Last update 5 months ago

Description

This workflow vectorizes the TUSS (Terminologia Unificada da Saúde Suplementar) table by transforming medical procedures into vector embeddings ready for semantic search.

It automates the import of TUSS data, performs text preprocessing, and uses Google Gemini to generate vector embeddings. The resulting vectors can be stored in a vector database, such as PostgreSQL with pgvector, enabling efficient semantic queries across healthcare data.

What Problem Does This Solve?

Searching for medical procedures using traditional keyword matching is often imprecise. This workflow enhances the search experience by enabling semantic similarity search, which can retrieve more relevant results based on the meaning of the query instead of exact word matches.

How It Works

Import TUSS data: Load medical procedure entries from the TUSS table.
Preprocess text: Clean and prepare the text for embedding.
Generate embeddings: Use Google Gemini to convert each procedure into a semantic vector.
Store vectors: Save the output in a PostgreSQL database with the pgvector extension.

Prerequisites

An n8n instance (self-hosted).
A PostgreSQL database with the pgvector extension enabled.
Access to the Google Gemini API.
TUSS data in a structured format (CSV, database, or API source).

Customization Tips

You can adapt the preprocessing logic to your own language or domain-specific terms.

Swap Google Gemini with another embedding model, such as OpenAI or Cohere.

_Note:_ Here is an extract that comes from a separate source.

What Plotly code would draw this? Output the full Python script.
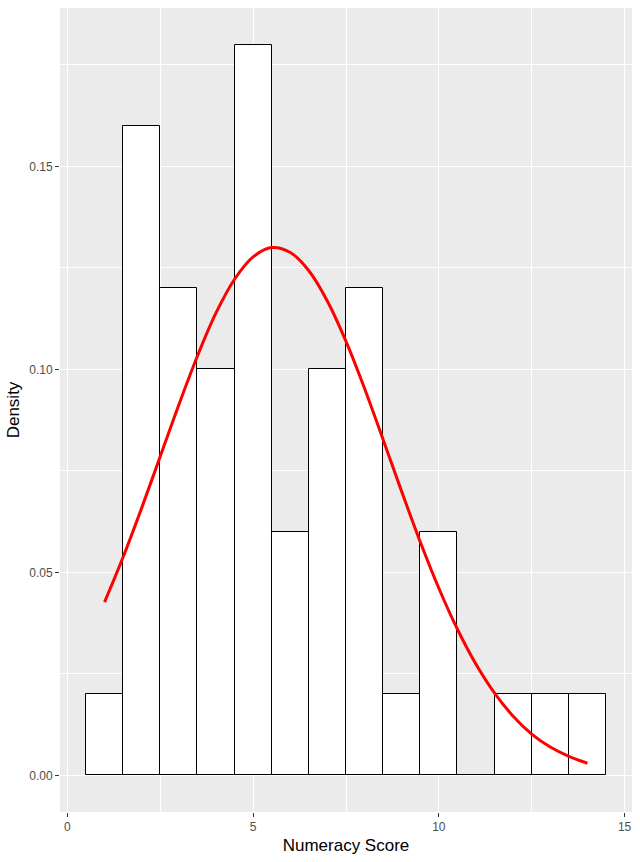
import plotly.graph_objects as go

# Histogram bins (centers) and densities
bin_centers = [1, 2, 3, 4, 5, 6, 7, 8, 9, 10, 11, 12, 13, 14]
densities = [0.02, 0.16, 0.12, 0.10, 0.18, 0.06, 0.10, 0.12, 0.02, 0.06, 0.0, 0.02, 0.02, 0.02]

# Normal density curve
curve_x = [1, 1.5, 2, 2.5, 3, 3.5, 4, 4.5, 5, 5.5, 6, 6.5, 7, 7.5, 8, 8.5, 9, 9.5,
           10, 10.5, 11, 11.5, 12, 12.5, 13, 13.5, 14]
curve_y = [0.0427, 0.0538, 0.0659, 0.0786, 0.0913, 0.1033, 0.1139, 0.1222, 0.1277,
           0.1300, 0.1288, 0.1243, 0.1168, 0.1069, 0.0953, 0.0827, 0.0699, 0.0575,
           0.0461, 0.0360, 0.0274, 0.0203, 0.0146, 0.0102, 0.0070, 0.0047, 0.0030]

x_ticks = [0, 5, 10, 15]
y_ticks = [0.00, 0.05, 0.10, 0.15]
y_tick_labels = ["0.00", "0.05", "0.10", "0.15"]

fig = go.Figure()
fig.add_trace(go.Bar(
    x=bin_centers, y=densities, width=1,
    marker=dict(color="white", line=dict(color="black", width=1)),
    showlegend=False, hoverinfo="x+y",
))
fig.add_trace(go.Scatter(
    x=curve_x, y=curve_y, mode="lines",
    line=dict(color="red", width=3, shape="spline"),
    showlegend=False,
))

font_family = "Liberation Sans, Arial, sans-serif"
fig.update_layout(
    width=640, height=862,
    margin=dict(l=60, r=8, t=8, b=50),
    paper_bgcolor="white",
    plot_bgcolor="#EBEBEB",
    bargap=0,
    font=dict(family=font_family),
)
fig.update_xaxes(
    range=[-0.2, 15.2],
    tickvals=x_ticks, ticktext=[str(v) for v in x_ticks],
    showgrid=True, gridcolor="white", gridwidth=1.1,
    minor=dict(dtick=2.5, tick0=0, gridcolor="white", gridwidth=0.5, showgrid=True),
    zeroline=False, showline=False,
    ticks="outside", ticklen=4, tickwidth=1, tickcolor="#333333",
    tickfont=dict(size=12, color="#4D4D4D", family=font_family),
    title=dict(text="Numeracy Score", font=dict(size=17, color="black", family=font_family), standoff=5),
)
fig.update_yaxes(
    range=[-0.009, 0.189],
    tickvals=y_ticks, ticktext=y_tick_labels,
    showgrid=True, gridcolor="white", gridwidth=1.1,
    minor=dict(dtick=0.025, tick0=0, gridcolor="white", gridwidth=0.5, showgrid=True),
    zeroline=False, showline=False,
    ticks="outside", ticklen=4, tickwidth=1, tickcolor="#333333",
    tickfont=dict(size=12, color="#4D4D4D", family=font_family),
    title=dict(text="Density", font=dict(size=17, color="black", family=font_family), standoff=5),
)

fig.write_html("out.html")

Adjust the chunking logic to control the granularity of semantic representation.

Setup Instructions

Prepare a source (database or CSV) with TUSS data. You need at least two fields:

CD_ITEM (Medical procedure code)
DS_ITEM (Medical procedure description)

Configure your Oracle or PostgreSQL database credentials in the Credentials section of n8n.

Make sure your PostgreSQL database has pgVector installed.

Replace the placeholder table and column names with your actual TUSS table.

Connect your Google Gemini credentials (via OpenAI proxy or official connector).

Run the workflow to vectorize all medical procedure descriptions.